ERA.id - Keluarga dari siswi berinisial K, korban perundungan di Provinsi Bengkulu, masih menunggu dan mengharapkan titik terang penyelesaian kasus yang sampai saat ini belum ada kejelasan.
"Kalau sampai saat ini belum ada kejelasan dalam artian titik terang tidak ada. Bahkan kami menunggu dari pihak sekolah pun sampai sekarang tidak ada kejelasan," kata orang tua siswi korban perundungan, HM, di Bengkulu, Rabu (9/8/2023) dikutip dari Antara.
Padahal sebelumnya, kata dia, kepala sekolah yang menjabat saat kejadian perundungan terjadi, telah berjanji untuk memediasi keluarga korban dengan pelaku dan keluarga pelaku perundungan.
"Tapi sampai hari ini tidak ada kabar kejelasan, malah kami dapat kabar mereka mengeluarkan pernyataan yang tidak sesuai (dengan kesepakatan proses mediasi sebelumnya)," kata HM.
HM mengatakan sebelumnya para pelaku sudah sepakat untuk menyampaikan permintaan maaf terhadap tindakan yang mereka lakukan terhadap siswi K, namun belakangan permintaan maaf secara tertulis yang disepakati dengan keluarga korban ternyata tidak disampaikan para pelaku.
HM berharap instansi terkait dapat segera menindaklanjuti dan membantu proses penyelesaian kasus perundungan terhadap anaknya.

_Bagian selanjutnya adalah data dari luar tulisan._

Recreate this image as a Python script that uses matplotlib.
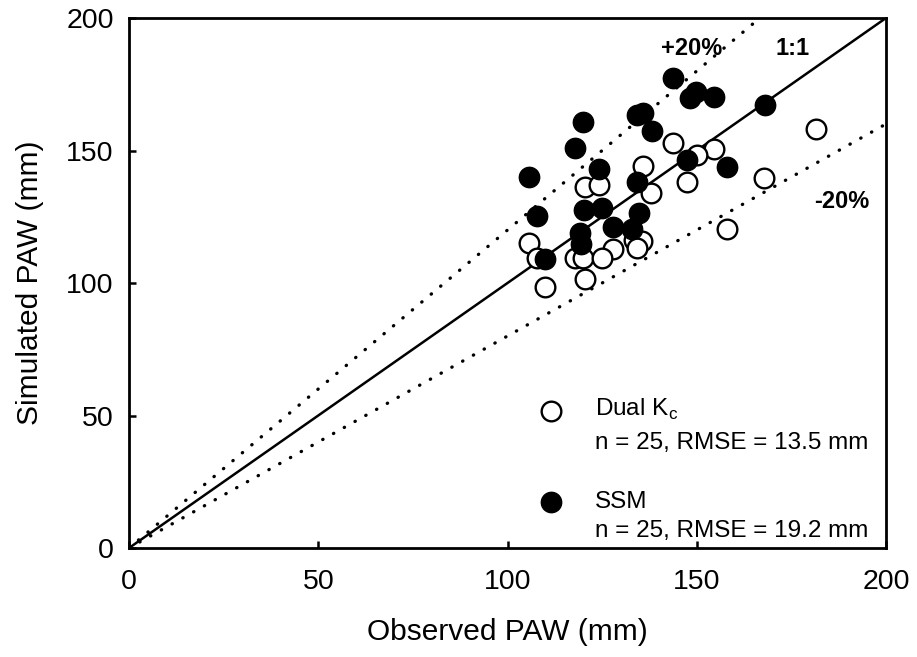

Hal itu demi pemulihan kesehatan dan trauma sang anak, serta langkah itu juga bertujuan agar kasus serupa tak terjadi pada anak-anak yang lain.
"Anak saya sekarang masih takut kalau ke sekolah, padahal sudah dipindahkan sekolahnya. Kami tiap pagi sebelum berangkat sekolah terus memotivasi dia, menyampaikan suasana positif agar dia mau dan berani ke sekolah. Dan saya atau suami harus mendampingi dia di sekolah, karena traumanya anak saya dengan situasi sekolah yang sebelumnya," ujar HM.
Keluarga korban sampai saat ini masih menunggu itikad baik para pelaku untuk menyampaikan permohonan maaf yang selayaknya mesti disampaikan pada korban dan keluarga korban.
Sebelumnya Federasi Serikat Guru Indonesia (FSGI) mendorong Dinas Pendidikan (Disdik) Provinsi Bengkulu untuk memberikan perlindungan bagi K, seorang siswi kelas 12 di Kota Bengkulu, yang menderita penyakit autoimun dan menjadi korban perundungan.
"Perundungan atau bullying yang diterima anak korban berupa kekerasan verbal, sehingga mengakibatkan anak korban takut saat pergi ke sekolah," kata Sekretaris Jenderal (Sekjen) FSGI Heru Purnomo.
Heru mengatakan perilaku perundungan yang diterima anak korban juga menyebabkan kesehatan sang anak menurun, serta kerap menyebabkan penyakit autoimun yang diderita sejak 2017 lalu menjadi kambuh.
"Perundungan diduga kuat dilakukan oleh oknum guru serta rekan-rekan sekelas korban," katanya.
Dia menegaskan FSGI juga mendorong Disdik Bengkulu untuk dapat mengambil tindakan berupa sanksi yang lebih konkret terkait hal tersebut meskipun sebelumnya telah dilakukan pembinaan kepada guru yang bersangkutan.